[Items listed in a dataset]
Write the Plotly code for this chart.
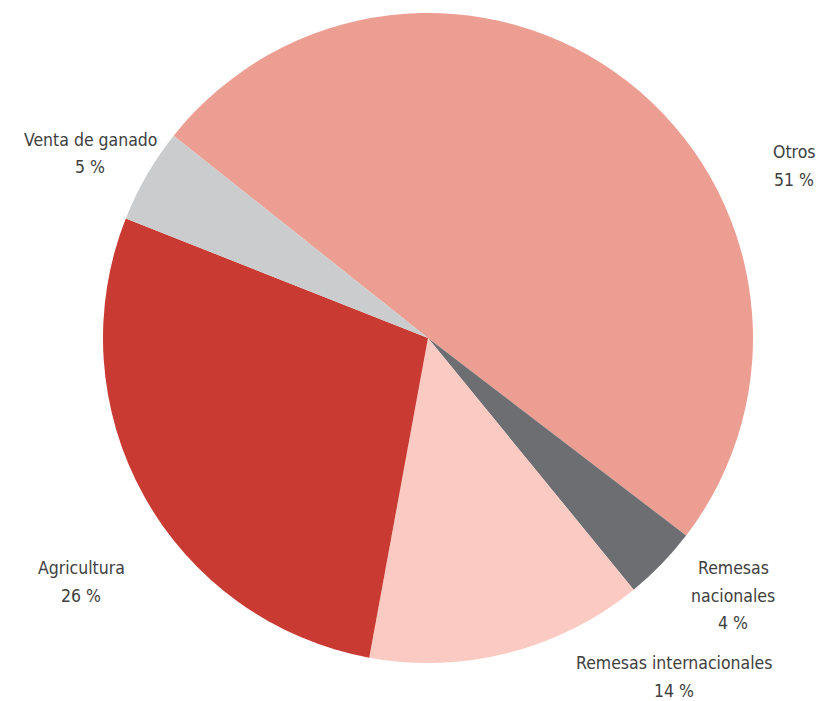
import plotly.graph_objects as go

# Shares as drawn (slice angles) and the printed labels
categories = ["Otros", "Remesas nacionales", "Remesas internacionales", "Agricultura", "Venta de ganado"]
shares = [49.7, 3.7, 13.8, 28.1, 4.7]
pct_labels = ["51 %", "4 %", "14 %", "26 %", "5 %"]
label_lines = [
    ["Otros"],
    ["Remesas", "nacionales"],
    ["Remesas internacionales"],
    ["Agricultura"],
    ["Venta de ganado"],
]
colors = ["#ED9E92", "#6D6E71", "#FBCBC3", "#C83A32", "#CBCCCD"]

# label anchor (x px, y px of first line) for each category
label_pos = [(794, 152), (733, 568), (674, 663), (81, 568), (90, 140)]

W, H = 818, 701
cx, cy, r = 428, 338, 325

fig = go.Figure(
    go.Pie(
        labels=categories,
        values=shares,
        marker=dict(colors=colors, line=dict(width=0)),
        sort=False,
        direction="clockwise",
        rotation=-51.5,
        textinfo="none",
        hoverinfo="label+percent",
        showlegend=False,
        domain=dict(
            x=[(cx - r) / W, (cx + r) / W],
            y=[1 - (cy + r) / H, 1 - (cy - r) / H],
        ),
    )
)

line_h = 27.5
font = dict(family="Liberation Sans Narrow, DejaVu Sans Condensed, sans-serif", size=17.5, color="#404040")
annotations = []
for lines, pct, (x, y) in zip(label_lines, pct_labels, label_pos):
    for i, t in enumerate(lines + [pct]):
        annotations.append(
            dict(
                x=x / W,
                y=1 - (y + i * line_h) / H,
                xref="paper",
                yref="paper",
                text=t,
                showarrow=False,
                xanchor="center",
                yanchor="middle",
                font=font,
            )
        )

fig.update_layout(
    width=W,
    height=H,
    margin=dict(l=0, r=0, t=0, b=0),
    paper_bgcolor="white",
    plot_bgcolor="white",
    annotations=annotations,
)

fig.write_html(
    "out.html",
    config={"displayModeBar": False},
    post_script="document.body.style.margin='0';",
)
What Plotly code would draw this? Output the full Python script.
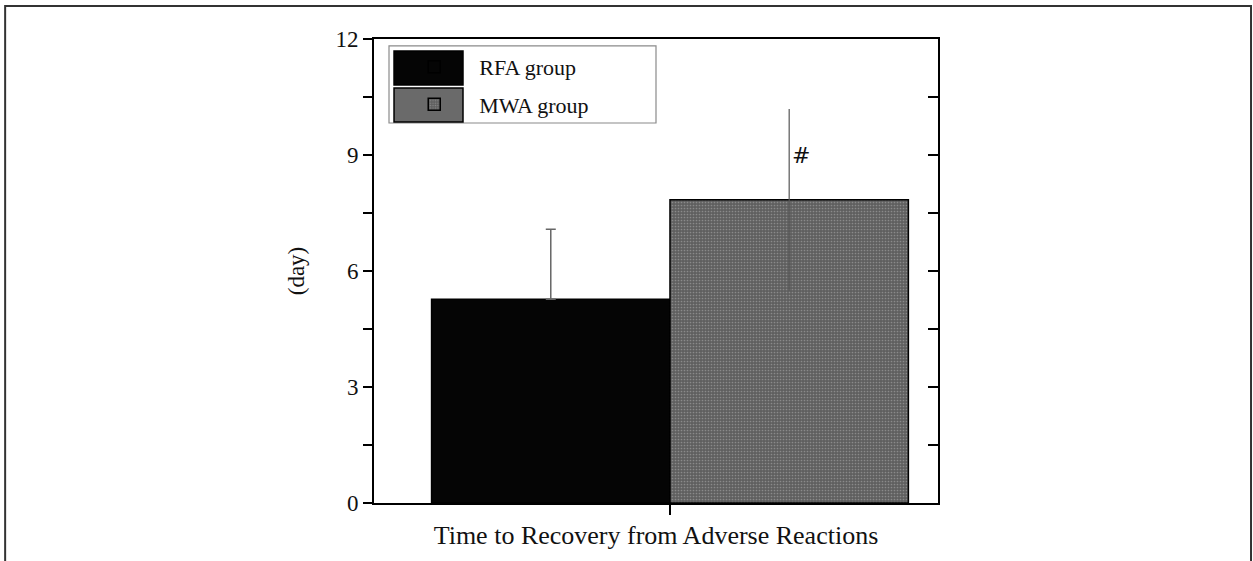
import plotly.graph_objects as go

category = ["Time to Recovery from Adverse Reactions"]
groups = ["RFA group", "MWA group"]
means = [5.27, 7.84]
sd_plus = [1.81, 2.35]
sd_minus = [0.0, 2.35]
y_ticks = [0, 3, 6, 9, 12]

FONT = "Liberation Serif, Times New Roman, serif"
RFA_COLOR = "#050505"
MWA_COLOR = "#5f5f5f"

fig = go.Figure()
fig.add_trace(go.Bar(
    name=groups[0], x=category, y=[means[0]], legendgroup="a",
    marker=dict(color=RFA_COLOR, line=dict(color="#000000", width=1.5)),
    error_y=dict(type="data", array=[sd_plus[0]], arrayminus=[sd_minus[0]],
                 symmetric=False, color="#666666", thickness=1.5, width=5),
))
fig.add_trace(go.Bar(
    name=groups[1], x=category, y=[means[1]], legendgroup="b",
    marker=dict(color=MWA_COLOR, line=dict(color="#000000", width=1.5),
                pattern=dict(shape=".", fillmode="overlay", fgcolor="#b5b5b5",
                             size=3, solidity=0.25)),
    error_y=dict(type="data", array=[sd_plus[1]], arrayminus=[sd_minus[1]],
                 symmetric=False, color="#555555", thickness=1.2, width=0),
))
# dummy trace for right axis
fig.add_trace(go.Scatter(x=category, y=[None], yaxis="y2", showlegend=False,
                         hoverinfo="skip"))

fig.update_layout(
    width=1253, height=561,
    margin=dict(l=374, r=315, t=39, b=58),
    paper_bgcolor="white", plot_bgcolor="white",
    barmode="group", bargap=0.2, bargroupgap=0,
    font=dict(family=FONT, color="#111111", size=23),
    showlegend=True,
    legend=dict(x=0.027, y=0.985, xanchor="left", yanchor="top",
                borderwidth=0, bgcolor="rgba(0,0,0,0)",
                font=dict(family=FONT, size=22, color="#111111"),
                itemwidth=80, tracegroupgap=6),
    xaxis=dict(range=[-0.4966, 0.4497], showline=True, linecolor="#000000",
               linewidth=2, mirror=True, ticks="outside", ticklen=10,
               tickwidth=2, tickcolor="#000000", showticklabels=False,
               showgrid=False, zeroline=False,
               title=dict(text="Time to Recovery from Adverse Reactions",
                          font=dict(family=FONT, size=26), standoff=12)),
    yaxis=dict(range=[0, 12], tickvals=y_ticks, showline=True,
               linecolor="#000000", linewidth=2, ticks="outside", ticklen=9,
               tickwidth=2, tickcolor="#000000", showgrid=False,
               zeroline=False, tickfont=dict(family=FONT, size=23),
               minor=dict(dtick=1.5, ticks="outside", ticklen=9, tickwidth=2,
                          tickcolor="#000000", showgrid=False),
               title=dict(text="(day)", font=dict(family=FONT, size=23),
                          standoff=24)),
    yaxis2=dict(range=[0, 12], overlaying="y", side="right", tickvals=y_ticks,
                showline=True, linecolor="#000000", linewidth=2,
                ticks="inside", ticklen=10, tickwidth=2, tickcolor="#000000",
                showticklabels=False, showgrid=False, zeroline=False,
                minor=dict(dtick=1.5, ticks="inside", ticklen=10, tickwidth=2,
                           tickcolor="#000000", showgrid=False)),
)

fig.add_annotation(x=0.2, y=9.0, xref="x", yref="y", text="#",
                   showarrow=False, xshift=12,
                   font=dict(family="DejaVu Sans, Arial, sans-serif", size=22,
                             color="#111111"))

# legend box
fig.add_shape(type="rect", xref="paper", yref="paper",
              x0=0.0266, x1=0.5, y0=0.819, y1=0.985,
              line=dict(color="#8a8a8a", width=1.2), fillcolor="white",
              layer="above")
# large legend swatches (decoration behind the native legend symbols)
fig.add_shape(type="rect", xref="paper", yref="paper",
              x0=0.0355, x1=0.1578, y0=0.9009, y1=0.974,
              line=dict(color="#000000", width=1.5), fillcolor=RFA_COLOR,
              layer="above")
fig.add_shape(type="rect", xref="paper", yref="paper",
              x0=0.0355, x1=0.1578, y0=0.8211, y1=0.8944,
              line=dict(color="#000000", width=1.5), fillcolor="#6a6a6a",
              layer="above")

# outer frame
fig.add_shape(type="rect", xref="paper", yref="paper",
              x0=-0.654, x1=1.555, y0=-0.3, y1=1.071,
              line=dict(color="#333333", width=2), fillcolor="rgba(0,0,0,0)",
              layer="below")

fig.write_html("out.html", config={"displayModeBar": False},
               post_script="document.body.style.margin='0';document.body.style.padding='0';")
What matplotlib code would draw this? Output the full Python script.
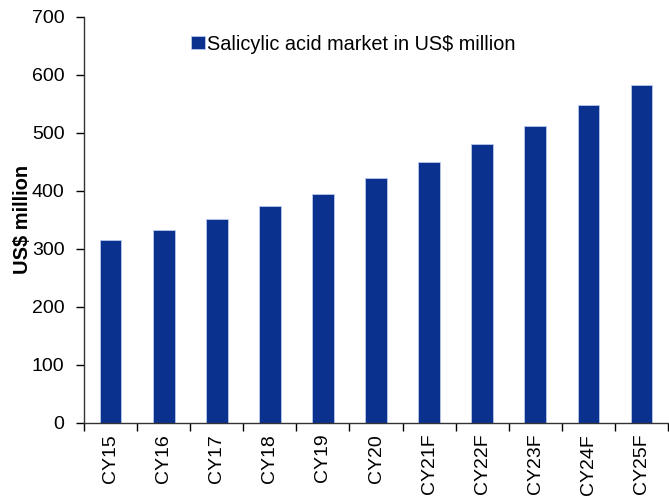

(EXERCISE PROMPT):
Copy word for word only the lines above from the one with "What Plotly code" through the one with "y_ticks = [0, 3, 6, 9, 12]". Leave pictures out.

(THE REPLY):
What Plotly code would draw this? Output the full Python script.
import plotly.graph_objects as go

category = ["Time to Recovery from Adverse Reactions"]
groups = ["RFA group", "MWA group"]
means = [5.27, 7.84]
sd_plus = [1.81, 2.35]
sd_minus = [0.0, 2.35]
y_ticks = [0, 3, 6, 9, 12]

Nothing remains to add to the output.